GEMFIELDS, which is anticipating a 21% fall in earnings per share for the half year to June 2024, has written down its 6.54% shareholding in platinum group metals (PGM) company Sedibelo Resources, whose operations remain suspended.
At the end of last year, Gemfields’ stake in Sedibelo was worth $4 million (R69m). However, this has now been completely written off.
“The write-down reflects the fact that there has been no further positive news from Sedibelo, that their operations remain suspended and Gemfields management’s view that the prospects in the medium term remain dim,” Gemfields said yesterday.
After this writedown, Gemfields expects its net profit after tax for the interim period under review to amount to $13.7m compared to a net profit after tax of $18.1m in the year earlier period.
In rand terms, Gemfields is expecting net profit after tax to be R255.6m, down from R333.7m.
It attributed the lower profit to lower revenues and higher costs at its operations as well as to the Sedibelo write-down. Gemfields has also cited an increase in net financing costs for the lower profit for the period as group debt increases to help fund the construction of MRM’s second processing plant.
As a consequence of this, earnings per share in Gemfields have been projected at 0.6 cents (USD) for the interim period to June compared to 0.8 cents in the year earlier contrasting period.
Adjusted headline earnings per share, excluding Sedibelo’s fair value loss, is expected to be 1 cent (USD).

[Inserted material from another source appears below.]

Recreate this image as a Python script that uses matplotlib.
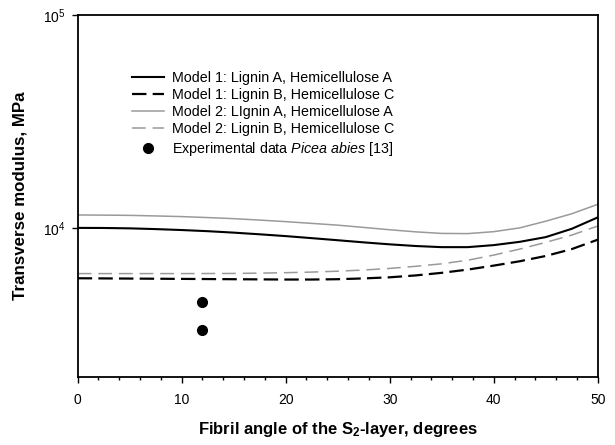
import matplotlib
matplotlib.use("Agg")
import matplotlib.pyplot as plt
from matplotlib.ticker import MultipleLocator, FixedLocator, NullLocator

plt.rcParams['font.family'] = ['Liberation Sans', 'DejaVu Sans']
plt.rcParams['mathtext.fontset'] = 'custom'
plt.rcParams['mathtext.rm'] = 'Liberation Sans'
plt.rcParams['mathtext.it'] = 'Liberation Sans:italic'
plt.rcParams['mathtext.bf'] = 'Liberation Sans:bold'

angles = [0, 2.5, 5, 7.5, 10, 12.5, 15, 17.5, 20, 22.5, 25,
          27.5, 30, 32.5, 35, 37.5, 40, 42.5, 45, 47.5, 50]
m1_ligA_hemA = [10000, 9990, 9950, 9870, 9770, 9650, 9500, 9330, 9150, 8950, 8750,
                8550, 8370, 8220, 8120, 8120, 8300, 8600, 9050, 9900, 11200]
m1_ligB_hemC = [5800, 5790, 5780, 5770, 5760, 5750, 5740, 5730, 5720, 5720, 5740,
                5790, 5860, 5980, 6150, 6370, 6650, 6970, 7380, 7950, 8800]
m2_ligA_hemA = [11500, 11480, 11450, 11380, 11300, 11180, 11050, 10880, 10700, 10500, 10300,
                10050, 9800, 9580, 9420, 9400, 9600, 10000, 10750, 11650, 12900]
m2_ligB_hemC = [6100, 6100, 6100, 6100, 6100, 6105, 6110, 6130, 6160, 6200, 6260,
                6340, 6450, 6600, 6780, 7050, 7450, 7950, 8550, 9250, 10200]
exp_angle = [12, 12]
exp_modulus = [4480, 3300]

fig = plt.figure(figsize=(6.15, 4.45), dpi=100)
ax = fig.add_axes([0.1263, 0.1535, 0.8456, 0.8128])

ax.plot(angles, m1_ligA_hemA, color='black', lw=1.5, label='Model 1: Lignin A, Hemicellulose A')
ax.plot(angles, m1_ligB_hemC, color='black', lw=1.6, dashes=(6.5, 2.8), label='Model 1: Lignin B, Hemicellulose C')
ax.plot(angles, m2_ligA_hemA, color='#9a9a9a', lw=1.1, label='Model 2: LIgnin A, Hemicellulose A')
ax.plot(angles, m2_ligB_hemC, color='#9a9a9a', lw=1.1, dashes=(9, 4.5), label='Model 2: Lignin B, Hemicellulose C')
ax.plot(exp_angle, exp_modulus, 'o', color='black', ms=7, linestyle='none',
        label='Experimental data $\\it{Picea\\ abies}$ [13]')

ax.set_yscale('log')
ax.set_xlim(0, 50)
ax.set_ylim(2000, 1e5)
ax.yaxis.set_major_locator(FixedLocator([1e4, 1e5]))
ax.yaxis.set_minor_locator(NullLocator())
ax.xaxis.set_major_locator(MultipleLocator(10))
ax.xaxis.set_minor_locator(MultipleLocator(2))
ax.tick_params(axis='both', which='major', direction='out', length=4.5, width=1, labelsize=10)
ax.tick_params(axis='x', which='major', pad=7.5)
ax.tick_params(axis='y', which='major', pad=4.5)
ax.tick_params(axis='x', which='minor', direction='out', length=2.5, width=1)
for s in ax.spines.values():
    s.set_linewidth(1.3)

ax.set_xlabel('Fibril angle of the S$_\\mathbf{2}$-layer, degrees', fontsize=12, fontweight='bold', labelpad=9)
ax.set_ylabel('Transverse modulus, MPa', fontsize=12.2, fontweight='bold', labelpad=10.5)

leg = ax.legend(loc='upper left', bbox_to_anchor=(0.079, 0.882), frameon=False, fontsize=10.3,
                handlelength=2.25, handletextpad=0.6, labelspacing=0.23)

fig.savefig('out.png', dpi=100)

Gemfields CEO, Sean Gilbertson, said “while higher-quality gemstones typically remain more robust than lower-quality gemstones in challenging times, we remain vigilant given that the luxury and gemstone sectors are facing greater uncertainty than we have seen in the last three years”.
“While we continue to invest in our future having completed the Kagem processing plant upgrade, and with the construction of MRM’s second processing plant materially on time and within budget, for completion by the end of H1 2025, we will maintain a keen focus on working capital and capital allocation,” he added.
Gemfields had generated auction revenues during the period under review of $120.6m in addition to $6.6m from Fabergé. Gilbertson said this had contributed “to another profitable period albeit at a reduced level when compared to the same period” last year.
“This month we experienced a weaker-than-expected commercial-quality emerald auction. While this increases the uncertainty we face, management considers it unlikely that the November higher-quality emerald auction or the December mixed-quality ruby auction will see below par results of a similar scope,” he said.
Gemfields’ two key operating assets, Kagem Mining and Montepuez Ruby Mining, generated revenues of $51.9m and $68.7m respectively during the period under review.
Demand for rough emeralds and rubies also remained healthy although production of highest-quality gemstones at both mines over this period was below expectations.
“Kagem’s production in August saw a considerable uptick alongside the completion of its upgraded processing plant while MRM continues to be challenged by weaker gemstone production. Fabergé recorded revenues of $6.6m (2023 H1: USD 8.4 million) in a softer luxury-goods market and against a comparative 2023 H1 period that included a one-off sale of legacy jewellery,” said the company.
By yesterday afternoon, Gemfields’s JSE shares have dropped by 1.57% to R2.50.